Fabulous Fall Color: The Best Plants for the Southwest
Although the Southwest is not a region known for its fall color, with careful selection, you can incorporate blasts of red, yellow, and golden color into your garden. In years when hard freezes are not early, the color lasts into December and even January. Try the following tree and shrubs.
Chinese pistache (Pistacia chinensis, Zones 7-9): Appreciated as one of the few desert-adapted shade trees to provide radiant fall color, the venerable Chinese pistache has a new twist: a grafted variety named Sarah's Radiance. This female clone has a uniform shape, increased cold tolerance (hardy to Zone 5), and more intensely red fall foliage, tinged with pale purple. Because it is a grafted specimen, it is only available in large-container sizes.

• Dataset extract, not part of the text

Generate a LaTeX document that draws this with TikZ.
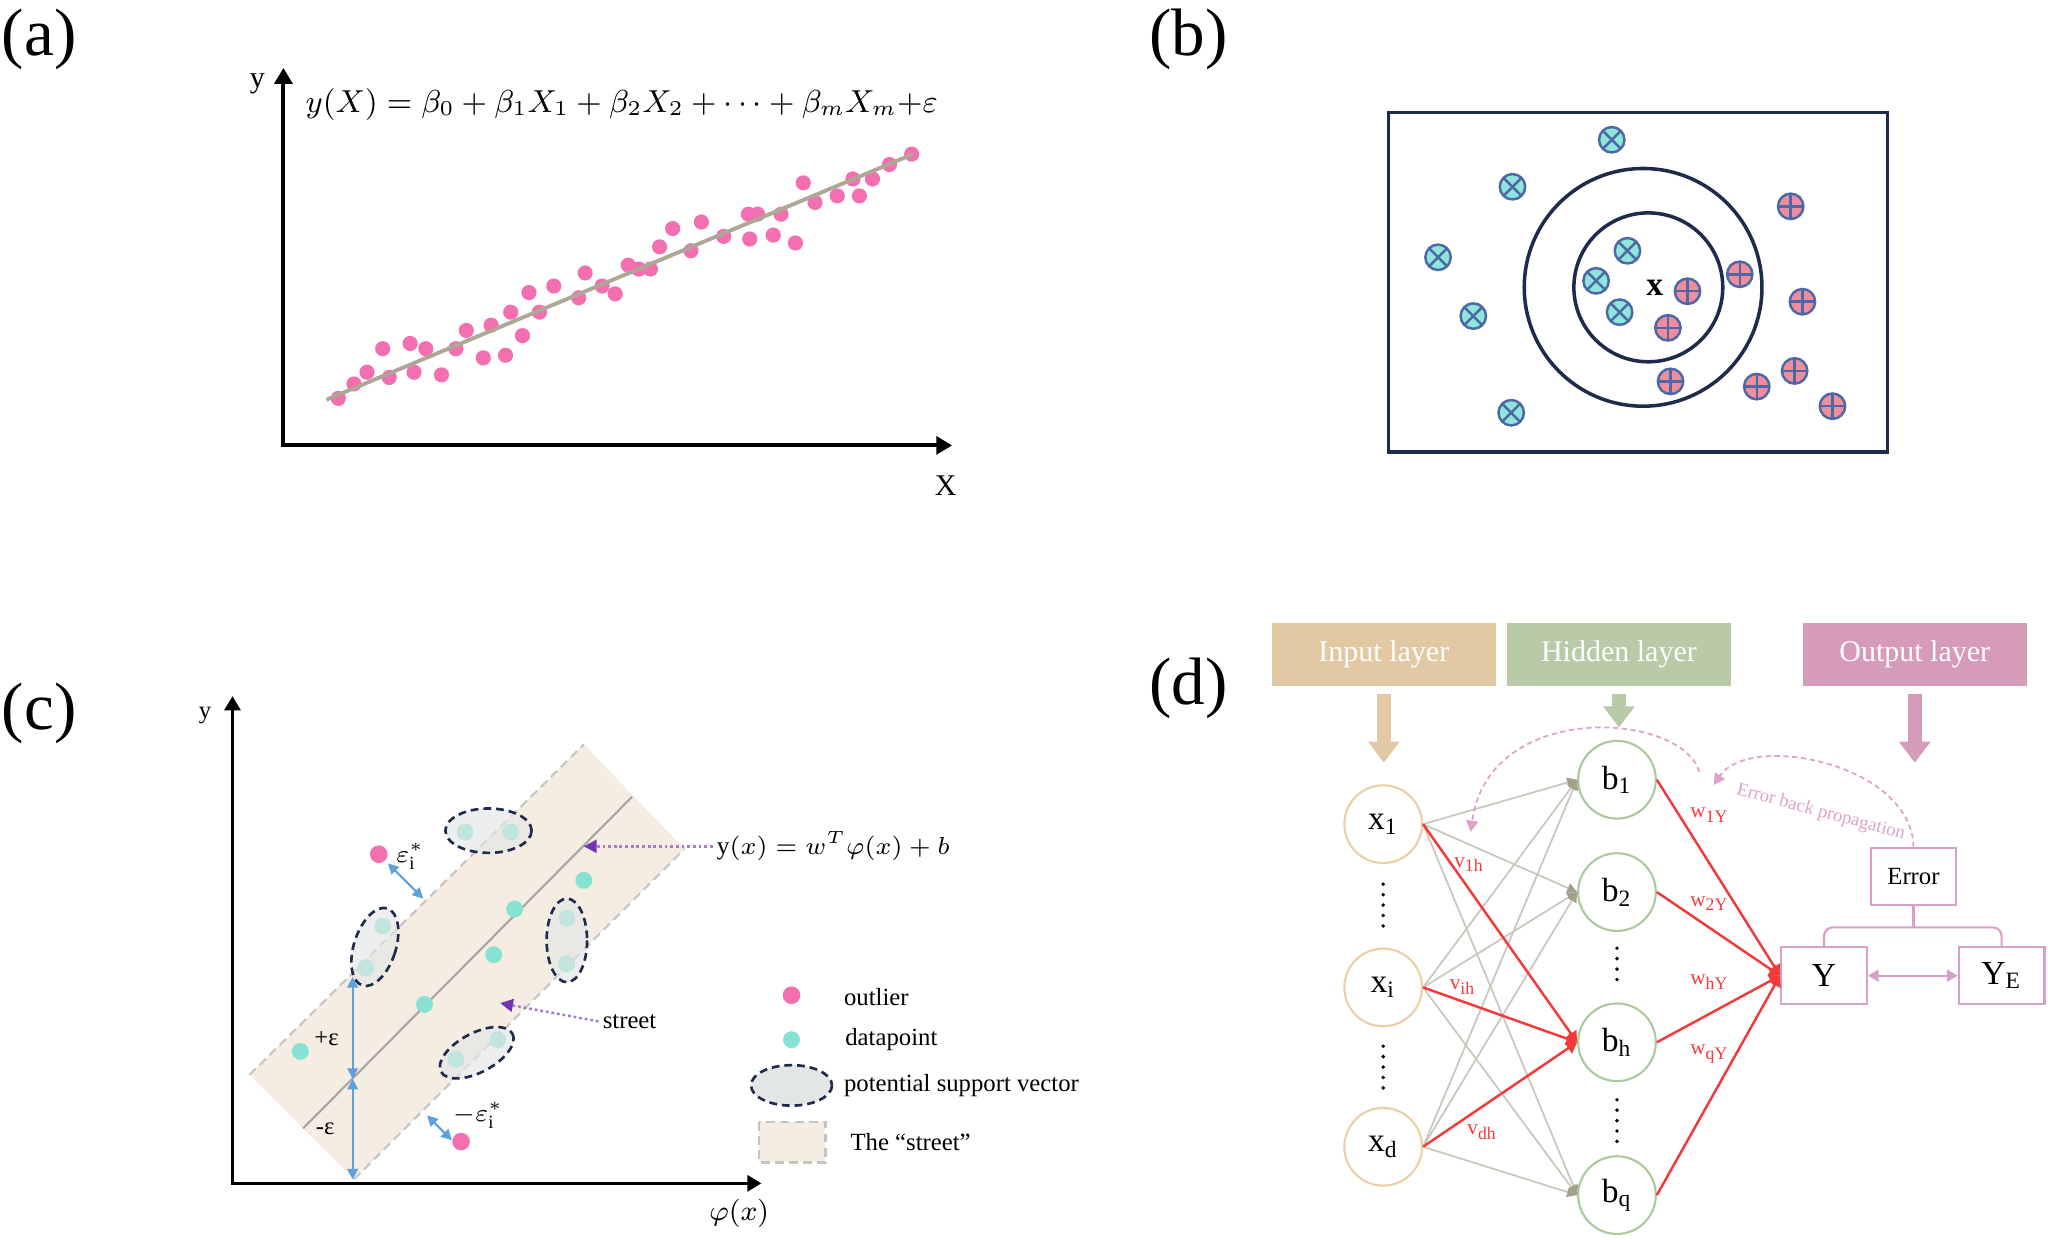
\documentclass[tikz,border=0pt]{standalone}
\usepackage{fontspec}
\setmainfont{Liberation Serif}
\usetikzlibrary{arrows.meta}
\definecolor{pinkdot}{HTML}{F46FB0}
\definecolor{reglc}{HTML}{AEA796}
\definecolor{navy}{HTML}{1E2B4B}
\definecolor{xfill}{HTML}{8FE5DA}
\definecolor{pfill}{HTML}{EF8D9C}
\definecolor{medge}{HTML}{4C68A6}
\definecolor{dptc}{HTML}{86E2D3}
\definecolor{streetc}{HTML}{F5EDE2}
\definecolor{streetln}{HTML}{C4C4C4}
\definecolor{epsblue}{HTML}{5DA0DC}
\definecolor{purpd}{HTML}{7433B0}
\definecolor{purpl}{HTML}{A57BD8}
\definecolor{svfill}{HTML}{E3E6E6}
\definecolor{inc}{HTML}{E3C9A3}
\definecolor{hidc}{HTML}{B8CAA8}
\definecolor{outc}{HTML}{D59BB9}
\definecolor{inedge}{HTML}{EBCFA6}
\definecolor{hidedge}{HTML}{ABC99C}
\definecolor{oedge}{HTML}{D7A0C9}
\definecolor{wred}{HTML}{F23A3A}
\definecolor{conng}{HTML}{CBC7BC}
\definecolor{conntip}{HTML}{A49E8B}
\definecolor{bpc}{HTML}{DDA3CB}
\begin{document}
\begin{tikzpicture}[x=0.013cm,y=-0.013cm,
    panel/.style={font=\fontsize{19}{22}\selectfont},
    axis/.style={line width=1.1pt,line join=miter,
      {Triangle[width=5pt,length=4.5pt]}-{Triangle[width=5pt,length=4.5pt]}},
    albl/.style={font=\fontsize{8.5}{10}\selectfont},
    eqn/.style={font=\fontsize{9}{11}\selectfont},
    pdot/.style={circle,fill=pinkdot,inner sep=0,minimum size=4.3pt},
    regl/.style={reglc,line width=1.1pt},
    frame/.style={navy,line width=1pt},
    xmark/.style={circle,draw=medge,line width=0.7pt,fill=xfill,inner sep=0,minimum size=7.2pt,
      path picture={\draw[medge,line width=0.7pt]
        (path picture bounding box.north west) -- (path picture bounding box.south east)
        (path picture bounding box.north east) -- (path picture bounding box.south west);}},
    pmark/.style={circle,draw=medge,line width=0.7pt,fill=pfill,inner sep=0,minimum size=7.2pt,
      path picture={\draw[medge,line width=0.7pt]
        (path picture bounding box.north) -- (path picture bounding box.south)
        (path picture bounding box.east) -- (path picture bounding box.west);}},
    sedge/.style={streetln,line width=0.6pt,dash pattern=on 2.5pt off 1.5pt},
    midl/.style={gray!70,line width=0.6pt},
    caxis/.style={line width=0.9pt,line join=miter,
      {Triangle[width=4.5pt,length=4pt]}-{Triangle[width=4.5pt,length=4pt]}},
    clbl/.style={font=\fontsize{7}{8}\selectfont,inner sep=1pt},
    cdot/.style={circle,fill=dptc,inner sep=0,minimum size=4.8pt},
    odot/.style={circle,fill=pinkdot,inner sep=0,minimum size=5pt},
    sv/.style={draw=navy,line width=0.75pt,dash pattern=on 2.2pt off 1.4pt,
      fill=svfill,fill opacity=0.65},
    eps/.style={epsblue,line width=0.6pt,
      {Triangle[width=3pt,length=3pt]}-{Triangle[width=3pt,length=3pt]}},
    parr/.style={purpl,line width=0.7pt,dash pattern=on 0.8pt off 0.8pt,
      -{Triangle[width=3.6pt,length=3.6pt,color=purpd]}},
    hdr/.style={text=white,font=\fontsize{8.5}{10}\selectfont,
      minimum width=63.4pt,minimum height=18pt,inner sep=0},
    fat/.style={line width=4pt,shorten <=2pt,-{Triangle[width=8.6pt,length=6pt]}},
    inn/.style={circle,draw=inedge,line width=0.6pt,minimum size=22pt,inner sep=0,
      font=\fontsize{9.5}{11}\selectfont},
    hid/.style={circle,draw=hidedge,line width=0.6pt,minimum size=22pt,inner sep=0,
      font=\fontsize{9.5}{11}\selectfont},
    obox/.style={draw=oedge,line width=0.6pt,minimum width=24.3pt,minimum height=16pt,
      inner sep=0,font=\fontsize{9.5}{11}\selectfont},
    vdot/.style={line width=1.1pt,line cap=round,dash pattern=on 0pt off 2.95pt},
    conn/.style={conng,line width=0.5pt,-{Triangle[width=2.8pt,length=2.8pt,color=conntip]}},
    wconn/.style={wred,line width=0.7pt,-{Triangle[width=3.6pt,length=3pt]}},
    wlab/.style={wred,font=\fontsize{6}{7}\selectfont,inner sep=0},
    bp/.style={bpc,line width=0.5pt,dash pattern=on 1.5pt off 1pt,
      -{Triangle[width=3.4pt,length=3.2pt,color=bpc]}},
    obrd/.style={oedge,line width=0.6pt}]
  \useasboundingbox (0,0) rectangle (1568,949);

  \node[panel] (pa) at (30,30) {(a)};
  \coordinate (ao) at (217,341);
  \coordinate (ay) at (217,52);
  \coordinate (ax) at (729,341);
  \draw[axis] (ay) -- (ao) -- (ax);
  \node[albl] (ylab) at (197,64) {y};
  \node[albl] (xlab) at (724,372) {X};
  \node[eqn] (eqa) at (476,80)
    {$y(X)=\beta_0+\beta_1X_1+\beta_2X_2+\cdots+\beta_mX_m{+}\varepsilon$};
  \path
    (259,305) node[pdot] (p1){}  (271,294) node[pdot] (p2){}  (281,285) node[pdot] (p3){}
    (293,267) node[pdot] (p4){}  (298,289) node[pdot] (p5){}  (314,263) node[pdot] (p6){}
    (317,285) node[pdot] (p7){}  (326,267) node[pdot] (p8){}  (338,287) node[pdot] (p9){}
    (349,267) node[pdot] (p10){} (357,253) node[pdot] (p11){} (370,274) node[pdot] (p12){}
    (376,249) node[pdot] (p13){} (387,272) node[pdot] (p14){} (391,239) node[pdot] (p15){}
    (400,257) node[pdot] (p16){} (405,224) node[pdot] (p17){} (413,239) node[pdot] (p18){}
    (424,219) node[pdot] (p19){} (443,228) node[pdot] (p20){} (448,209) node[pdot] (p21){}
    (461,219) node[pdot] (p22){} (471,225) node[pdot] (p23){} (481,203) node[pdot] (p24){}
    (489,206) node[pdot] (p25){} (498,206) node[pdot] (p26){} (505,189) node[pdot] (p27){}
    (515,175) node[pdot] (p28){} (529,192) node[pdot] (p29){} (537,170) node[pdot] (p30){}
    (554,181) node[pdot] (p31){} (573,164) node[pdot] (p32){} (574,183) node[pdot] (p33){}
    (580,164) node[pdot] (p34){} (592,180) node[pdot] (p35){} (598,164) node[pdot] (p36){}
    (609,186) node[pdot] (p37){} (615,140) node[pdot] (p38){} (624,155) node[pdot] (p39){}
    (641,150) node[pdot] (p40){} (653,137) node[pdot] (p41){} (658,150) node[pdot] (p42){}
    (668,137) node[pdot] (p43){} (681,126) node[pdot] (p44){} (698,118) node[pdot] (p45){};
  \coordinate (r0) at (250,306);
  \coordinate (r1) at (699,118);
  \draw[regl] (r0) -- (r1);

  \node[panel] (pb) at (910,30) {(b)};
  \draw[frame] (1063,86) rectangle (1445,346);
  \draw[frame] (1258,220) circle (91);
  \draw[frame] (1262,220) circle (57);
  \node[font=\fontsize{9.5}{11}\selectfont\bfseries] (xq) at (1267,220) {x};
  \path
    (1234,107) node[xmark] (n1){} (1158,143) node[xmark] (n2){} (1101,197) node[xmark] (n3){}
    (1128,242) node[xmark] (n4){} (1157,316) node[xmark] (n5){} (1246,192) node[xmark] (n6){}
    (1222,215) node[xmark] (n7){} (1240,239) node[xmark] (n8){};
  \path
    (1371,158) node[pmark] (q1){} (1332,210) node[pmark] (q2){} (1292,223) node[pmark] (q3){}
    (1277,251) node[pmark] (q4){} (1380,231) node[pmark] (q5){} (1279,292) node[pmark] (q6){}
    (1345,296) node[pmark] (q7){} (1374,284) node[pmark] (q8){} (1403,311) node[pmark] (q9){};

  \node[panel] (pc) at (30,546) {(c)};
  \fill[streetc] (191,823) -- (447,570) -- (524,650) -- (271,903) -- cycle;
  \draw[sedge] (191,823) -- (447,570);
  \draw[sedge] (271,903) -- (524,650);
  \draw[midl] (232,864) -- (484,610);
  \coordinate (co) at (178,906);
  \coordinate (cy) at (178,533);
  \coordinate (cx) at (583,906);
  \draw[caxis] (cy) -- (co) -- (cx);
  \node[clbl] (cyl) at (157,548) {y};
  \node[font=\fontsize{8}{9}\selectfont] (cxl) at (566,929) {$\varphi(x)$};
  \path
    (447,674) node[cdot] (d1){}  (394,696) node[cdot] (d2){}  (378,731) node[cdot] (d3){}
    (325,769) node[cdot] (d4){}  (230,805) node[cdot] (d5){}  (356,637) node[cdot] (d6){}
    (391,637) node[cdot] (d7){}  (293,709) node[cdot] (d8){}  (280,741) node[cdot] (d9){}
    (434,703) node[cdot] (d10){} (434,738) node[cdot] (d11){} (349,811) node[cdot] (d12){}
    (381,796) node[cdot] (d13){};
  \draw[sv] (374,636) ellipse [x radius=33, y radius=17];
  \draw[sv,rotate around={-18:(287,725)}] (287,725) ellipse [x radius=16, y radius=31];
  \draw[sv] (434,720) ellipse [x radius=15.5, y radius=32];
  \draw[sv,rotate around={28:(365,806)}] (365,806) ellipse [x radius=31, y radius=15];
  \node[odot] (o1) at (290,654) {};
  \node[odot] (o2) at (353,874) {};
  \node[font=\fontsize{7.5}{9}\selectfont,inner sep=0] (eo1) at (314,656) {$\varepsilon_{\mathrm{i}}^{*}$};
  \node[font=\fontsize{7.5}{9}\selectfont,inner sep=0] (eo2) at (366,854) {$-\varepsilon_{\mathrm{i}}^{*}$};
  \coordinate (s1) at (297,661);
  \coordinate (s2) at (324,688);
  \coordinate (s3) at (327,854);
  \coordinate (s4) at (346,873);
  \draw[eps] (s1) -- (s2);
  \draw[eps] (s3) -- (s4);
  \coordinate (e0) at (270,748);
  \coordinate (e1) at (270,826);
  \coordinate (e2) at (270,903);
  \draw[eps] (e0) -- (e1);
  \draw[eps] (e1) -- (e2);
  \node[clbl] (pe) at (250,795) {+ε};
  \node[clbl] (me) at (249,864) {-ε};
  \node[font=\fontsize{7.2}{9}\selectfont,inner sep=1pt] (eqc) at (638,648) {$\mathrm{y}(x)=w^{T}\varphi(x)+b$};
  \coordinate (t1) at (447,648);
  \draw[parr] (eqc.west) -- (t1);
  \node[clbl] (lst) at (482,782) {street};
  \coordinate (t2) at (383,768);
  \draw[parr] (lst.west) -- (t2);
  \node[odot] (lo) at (606,762) {};
  \node[cdot] (ld) at (606,796) {};
  \draw[sv,fill opacity=1] (606,831) ellipse [x radius=31, y radius=15.5];
  \draw[sedge,fill=streetc] (581,859) rectangle (632,890);
  \node[clbl,anchor=west] (llo) at (643,763) {outlier};
  \node[clbl,anchor=west] (lld) at (644,796) {datapoint};
  \node[clbl,anchor=west] (lsv) at (643,831) {potential support vector};
  \node[clbl,anchor=west] (lsr) at (648,874) {The “street”};

  \node[panel] (pd) at (910,527) {(d)};
  \node[hdr,fill=inc] (hin) at (1059.5,501) {Input layer};
  \node[hdr,fill=hidc] (hhid) at (1239.5,501) {Hidden layer};
  \node[hdr,fill=outc] (hout) at (1466,501) {Output layer};
  \coordinate (ain) at (1059.5,584);
  \coordinate (ahid) at (1239.5,557);
  \coordinate (aout) at (1466,584);
  \draw[fat,inc] (hin.south) -- (ain);
  \draw[fat,hidc] (hhid.south) -- (ahid);
  \draw[fat,outc] (hout.south) -- (aout);
  \node[inn] (x1) at (1059,631) {x\textsubscript{1}};
  \node[inn] (xi) at (1059,756) {x\textsubscript{i}};
  \node[inn] (xd) at (1059,878) {x\textsubscript{d}};
  \node[hid] (b1) at (1238,597) {b\textsubscript{1}};
  \node[hid] (b2) at (1238,683) {b\textsubscript{2}};
  \node[hid] (bh) at (1238,798) {b\textsubscript{h}};
  \node[hid] (bq) at (1238,915) {b\textsubscript{q}};
  \node[obox] (Y) at (1396.5,747) {Y};
  \node[obox] (YE) at (1532.5,747) {Y\textsubscript{E}};
  \node[obox,font=\fontsize{7}{8}\selectfont] (err) at (1465,671) {Error};
  \draw[vdot] (1059,677) -- (1059,709);
  \draw[vdot] (1059,801) -- (1059,834);
  \draw[vdot] (1238,726) -- (1238,757);
  \draw[vdot] (1238,842) -- (1238,875);
  \draw[conn] (x1.east) -- (b1.west);
  \draw[conn] (x1.east) -- (b2.west);
  \draw[conn] (x1.east) -- (bq.west);
  \draw[conn] (xi.east) -- (b1.west);
  \draw[conn] (xi.east) -- (b2.west);
  \draw[conn] (xi.east) -- (bq.west);
  \draw[conn] (xd.east) -- (b1.west);
  \draw[conn] (xd.east) -- (b2.west);
  \draw[conn] (xd.east) -- (bq.west);
  \draw[wconn] (x1.east) -- (bh.west);
  \draw[wconn] (xi.east) -- (bh.west);
  \draw[wconn] (xd.east) -- (bh.west);
  \draw[wconn] (b1.east) -- (Y.west);
  \draw[wconn] (b2.east) -- (Y.west);
  \draw[wconn] (bh.east) -- (Y.west);
  \draw[wconn] (bq.east) -- (Y.west);
  \node[wlab] (v1) at (1125,662) {v\textsubscript{1h}};
  \node[wlab] (v2) at (1120,756) {v\textsubscript{ih}};
  \node[wlab] (v3) at (1135,867) {v\textsubscript{dh}};
  \node[wlab] (w1) at (1309,624) {w\textsubscript{1Y}};
  \node[wlab] (w2) at (1309,692) {w\textsubscript{2Y}};
  \node[wlab] (w3) at (1309,752) {w\textsubscript{hY}};
  \node[wlab] (w4) at (1309,807) {w\textsubscript{qY}};
  \draw[obrd,{Triangle[width=3.4pt,length=3pt]}-{Triangle[width=3.4pt,length=3pt]}] (Y.east) -- (YE.west);
  \coordinate (brk) at (1465,710);
  \draw[obrd,rounded corners=2.5pt] (Y.north) |- (brk) -| (YE.north);
  \draw[obrd] (err.south) -- (brk);
  \coordinate (bp1) at (1312,601);
  \coordinate (bp2) at (1301,591);
  \coordinate (bp3) at (1126,637);
  \draw[bp] (err.north) .. controls (1464,585) and (1340,560) .. (bp1);
  \draw[bp] (bp2) .. controls (1288,545) and (1140,535) .. (bp3);
  \node[bpc,font=\fontsize{5.3}{6}\selectfont,rotate=-15,inner sep=0] (bpl) at (1394,622) {Error back propagation};
\end{tikzpicture}
\end{document}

Ask for it at local nurseries that have a good selection of woody plants and trees.
Flame-color sumacs: A new prostrate variety of squawbush (Rhus trilobata 'Autumn Amber', Zones 4-6) grows only 2-3 feet tall and has the same flaming yellow to red lobed leaves as its larger relative. For gardeners in slightly warmer areas, desert sumac (Rhus microphylla, Zones 6-9) forms a dense 6-foot-tall mound that makes an excellent deciduous hedge.
Mexican buckeye (Ungnadia speciosa, Zones 8-10): The compound leaves of this large shrub turn a brilliant yellow in fall and make a good backdrop for smaller plants. In spring, pink flowers emerge before the leaves. Mexican buckeye reaches a height of 15 feet with a similar spread. It is hardy to Zone 6. Mexican buckeye is available at nurseries specializing in native plants.